* Start Data shown *

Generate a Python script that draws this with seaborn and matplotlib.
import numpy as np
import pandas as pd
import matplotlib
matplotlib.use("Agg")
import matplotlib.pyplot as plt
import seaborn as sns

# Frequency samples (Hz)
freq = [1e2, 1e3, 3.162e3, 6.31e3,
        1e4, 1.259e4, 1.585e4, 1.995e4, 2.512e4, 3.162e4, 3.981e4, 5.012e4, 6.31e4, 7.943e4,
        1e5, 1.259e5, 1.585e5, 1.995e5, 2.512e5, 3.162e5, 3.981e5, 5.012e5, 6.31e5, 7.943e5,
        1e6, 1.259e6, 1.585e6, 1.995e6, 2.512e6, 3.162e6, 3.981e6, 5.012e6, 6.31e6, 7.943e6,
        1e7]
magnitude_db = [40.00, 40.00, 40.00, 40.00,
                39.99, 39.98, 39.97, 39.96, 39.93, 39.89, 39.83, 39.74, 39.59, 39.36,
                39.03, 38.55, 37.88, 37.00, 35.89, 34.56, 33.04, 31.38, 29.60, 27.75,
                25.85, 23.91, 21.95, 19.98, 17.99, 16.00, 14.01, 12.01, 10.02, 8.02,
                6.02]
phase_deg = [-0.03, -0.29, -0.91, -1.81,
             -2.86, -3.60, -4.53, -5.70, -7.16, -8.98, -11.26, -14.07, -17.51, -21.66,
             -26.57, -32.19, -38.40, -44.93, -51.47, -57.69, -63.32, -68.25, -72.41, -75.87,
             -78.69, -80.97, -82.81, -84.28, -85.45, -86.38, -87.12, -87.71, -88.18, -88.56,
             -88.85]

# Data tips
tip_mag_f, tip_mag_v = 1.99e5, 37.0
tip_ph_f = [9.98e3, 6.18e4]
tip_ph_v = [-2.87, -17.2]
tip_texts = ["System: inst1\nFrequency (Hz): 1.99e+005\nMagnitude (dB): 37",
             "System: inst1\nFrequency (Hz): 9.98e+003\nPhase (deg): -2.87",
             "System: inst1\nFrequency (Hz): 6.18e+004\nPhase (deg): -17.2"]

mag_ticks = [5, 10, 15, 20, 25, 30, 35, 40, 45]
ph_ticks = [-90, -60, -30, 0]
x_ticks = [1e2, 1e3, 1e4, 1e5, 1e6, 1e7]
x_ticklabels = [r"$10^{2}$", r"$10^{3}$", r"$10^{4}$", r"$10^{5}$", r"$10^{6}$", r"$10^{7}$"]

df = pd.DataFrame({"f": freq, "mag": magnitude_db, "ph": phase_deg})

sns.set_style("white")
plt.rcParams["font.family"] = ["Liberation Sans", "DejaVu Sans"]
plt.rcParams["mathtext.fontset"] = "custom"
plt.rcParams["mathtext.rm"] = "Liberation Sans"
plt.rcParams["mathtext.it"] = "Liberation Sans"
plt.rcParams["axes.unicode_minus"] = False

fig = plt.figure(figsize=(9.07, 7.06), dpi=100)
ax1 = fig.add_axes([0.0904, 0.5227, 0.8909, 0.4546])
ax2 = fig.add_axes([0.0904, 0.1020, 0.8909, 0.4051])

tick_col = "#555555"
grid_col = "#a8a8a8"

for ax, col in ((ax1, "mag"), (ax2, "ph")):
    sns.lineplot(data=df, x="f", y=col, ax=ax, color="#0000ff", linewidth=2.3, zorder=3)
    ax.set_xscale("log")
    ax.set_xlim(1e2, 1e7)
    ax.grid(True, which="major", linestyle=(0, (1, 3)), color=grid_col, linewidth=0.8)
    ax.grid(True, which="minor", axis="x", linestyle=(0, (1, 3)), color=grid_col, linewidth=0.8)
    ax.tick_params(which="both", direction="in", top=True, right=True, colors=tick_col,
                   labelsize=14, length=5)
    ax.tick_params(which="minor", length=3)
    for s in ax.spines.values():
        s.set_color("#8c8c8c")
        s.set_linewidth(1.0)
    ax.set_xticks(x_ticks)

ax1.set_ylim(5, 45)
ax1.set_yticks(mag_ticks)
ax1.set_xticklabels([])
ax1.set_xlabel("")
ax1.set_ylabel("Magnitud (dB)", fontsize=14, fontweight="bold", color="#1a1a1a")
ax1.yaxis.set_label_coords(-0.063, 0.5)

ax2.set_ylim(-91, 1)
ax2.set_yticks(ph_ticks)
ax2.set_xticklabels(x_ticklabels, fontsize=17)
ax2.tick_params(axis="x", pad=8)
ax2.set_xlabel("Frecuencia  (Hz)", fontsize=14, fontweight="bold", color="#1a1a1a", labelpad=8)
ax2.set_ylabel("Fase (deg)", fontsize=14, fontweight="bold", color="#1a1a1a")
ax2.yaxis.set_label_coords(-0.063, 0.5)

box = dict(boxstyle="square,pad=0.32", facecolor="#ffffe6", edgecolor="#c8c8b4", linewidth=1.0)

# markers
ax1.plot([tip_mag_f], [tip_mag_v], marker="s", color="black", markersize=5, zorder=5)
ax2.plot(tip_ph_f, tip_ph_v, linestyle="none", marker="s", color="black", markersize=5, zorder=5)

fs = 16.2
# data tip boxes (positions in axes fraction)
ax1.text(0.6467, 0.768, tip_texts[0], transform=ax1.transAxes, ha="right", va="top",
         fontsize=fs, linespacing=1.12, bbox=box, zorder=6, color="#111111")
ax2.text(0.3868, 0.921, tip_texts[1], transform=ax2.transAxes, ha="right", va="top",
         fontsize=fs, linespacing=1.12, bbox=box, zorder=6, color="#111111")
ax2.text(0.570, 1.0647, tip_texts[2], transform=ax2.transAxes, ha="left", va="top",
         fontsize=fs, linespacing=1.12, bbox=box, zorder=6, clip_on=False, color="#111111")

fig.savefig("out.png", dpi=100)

* End Data shown *

Written problem — Write out the material exactly as given.

Solution for this exercise —
Generate a Python script that draws this with seaborn and matplotlib.
import numpy as np
import pandas as pd
import matplotlib
matplotlib.use("Agg")
import matplotlib.pyplot as plt
import seaborn as sns

# Frequency samples (Hz)
freq = [1e2, 1e3, 3.162e3, 6.31e3,
        1e4, 1.259e4, 1.585e4, 1.995e4, 2.512e4, 3.162e4, 3.981e4, 5.012e4, 6.31e4, 7.943e4,
        1e5, 1.259e5, 1.585e5, 1.995e5, 2.512e5, 3.162e5, 3.981e5, 5.012e5, 6.31e5, 7.943e5,
        1e6, 1.259e6, 1.585e6, 1.995e6, 2.512e6, 3.162e6, 3.981e6, 5.012e6, 6.31e6, 7.943e6,
        1e7]
magnitude_db = [40.00, 40.00, 40.00, 40.00,
                39.99, 39.98, 39.97, 39.96, 39.93, 39.89, 39.83, 39.74, 39.59, 39.36,
                39.03, 38.55, 37.88, 37.00, 35.89, 34.56, 33.04, 31.38, 29.60, 27.75,
                25.85, 23.91, 21.95, 19.98, 17.99, 16.00, 14.01, 12.01, 10.02, 8.02,
                6.02]
phase_deg = [-0.03, -0.29, -0.91, -1.81,
             -2.86, -3.60, -4.53, -5.70, -7.16, -8.98, -11.26, -14.07, -17.51, -21.66,
             -26.57, -32.19, -38.40, -44.93, -51.47, -57.69, -63.32, -68.25, -72.41, -75.87,
             -78.69, -80.97, -82.81, -84.28, -85.45, -86.38, -87.12, -87.71, -88.18, -88.56,
             -88.85]

# Data tips
tip_mag_f, tip_mag_v = 1.99e5, 37.0
tip_ph_f = [9.98e3, 6.18e4]
tip_ph_v = [-2.87, -17.2]
tip_texts = ["System: inst1\nFrequency (Hz): 1.99e+005\nMagnitude (dB): 37",
             "System: inst1\nFrequency (Hz): 9.98e+003\nPhase (deg): -2.87",
             "System: inst1\nFrequency (Hz): 6.18e+004\nPhase (deg): -17.2"]

mag_ticks = [5, 10, 15, 20, 25, 30, 35, 40, 45]
ph_ticks = [-90, -60, -30, 0]
x_ticks = [1e2, 1e3, 1e4, 1e5, 1e6, 1e7]
x_ticklabels = [r"$10^{2}$", r"$10^{3}$", r"$10^{4}$", r"$10^{5}$", r"$10^{6}$", r"$10^{7}$"]

df = pd.DataFrame({"f": freq, "mag": magnitude_db, "ph": phase_deg})

sns.set_style("white")
plt.rcParams["font.family"] = ["Liberation Sans", "DejaVu Sans"]
plt.rcParams["mathtext.fontset"] = "custom"
plt.rcParams["mathtext.rm"] = "Liberation Sans"
plt.rcParams["mathtext.it"] = "Liberation Sans"
plt.rcParams["axes.unicode_minus"] = False

fig = plt.figure(figsize=(9.07, 7.06), dpi=100)
ax1 = fig.add_axes([0.0904, 0.5227, 0.8909, 0.4546])
ax2 = fig.add_axes([0.0904, 0.1020, 0.8909, 0.4051])

tick_col = "#555555"
grid_col = "#a8a8a8"

for ax, col in ((ax1, "mag"), (ax2, "ph")):
    sns.lineplot(data=df, x="f", y=col, ax=ax, color="#0000ff", linewidth=2.3, zorder=3)
    ax.set_xscale("log")
    ax.set_xlim(1e2, 1e7)
    ax.grid(True, which="major", linestyle=(0, (1, 3)), color=grid_col, linewidth=0.8)
    ax.grid(True, which="minor", axis="x", linestyle=(0, (1, 3)), color=grid_col, linewidth=0.8)
    ax.tick_params(which="both", direction="in", top=True, right=True, colors=tick_col,
                   labelsize=14, length=5)
    ax.tick_params(which="minor", length=3)
    for s in ax.spines.values():
        s.set_color("#8c8c8c")
        s.set_linewidth(1.0)
    ax.set_xticks(x_ticks)

ax1.set_ylim(5, 45)
ax1.set_yticks(mag_ticks)
ax1.set_xticklabels([])
ax1.set_xlabel("")
ax1.set_ylabel("Magnitud (dB)", fontsize=14, fontweight="bold", color="#1a1a1a")
ax1.yaxis.set_label_coords(-0.063, 0.5)

ax2.set_ylim(-91, 1)
ax2.set_yticks(ph_ticks)
ax2.set_xticklabels(x_ticklabels, fontsize=17)
ax2.tick_params(axis="x", pad=8)
ax2.set_xlabel("Frecuencia  (Hz)", fontsize=14, fontweight="bold", color="#1a1a1a", labelpad=8)
ax2.set_ylabel("Fase (deg)", fontsize=14, fontweight="bold", color="#1a1a1a")
ax2.yaxis.set_label_coords(-0.063, 0.5)

box = dict(boxstyle="square,pad=0.32", facecolor="#ffffe6", edgecolor="#c8c8b4", linewidth=1.0)

# markers
ax1.plot([tip_mag_f], [tip_mag_v], marker="s", color="black", markersize=5, zorder=5)
ax2.plot(tip_ph_f, tip_ph_v, linestyle="none", marker="s", color="black", markersize=5, zorder=5)

fs = 16.2
# data tip boxes (positions in axes fraction)
ax1.text(0.6467, 0.768, tip_texts[0], transform=ax1.transAxes, ha="right", va="top",
         fontsize=fs, linespacing=1.12, bbox=box, zorder=6, color="#111111")
ax2.text(0.3868, 0.921, tip_texts[1], transform=ax2.transAxes, ha="right", va="top",
         fontsize=fs, linespacing=1.12, bbox=box, zorder=6, color="#111111")
ax2.text(0.570, 1.0647, tip_texts[2], transform=ax2.transAxes, ha="left", va="top",
         fontsize=fs, linespacing=1.12, bbox=box, zorder=6, clip_on=False, color="#111111")

fig.savefig("out.png", dpi=100)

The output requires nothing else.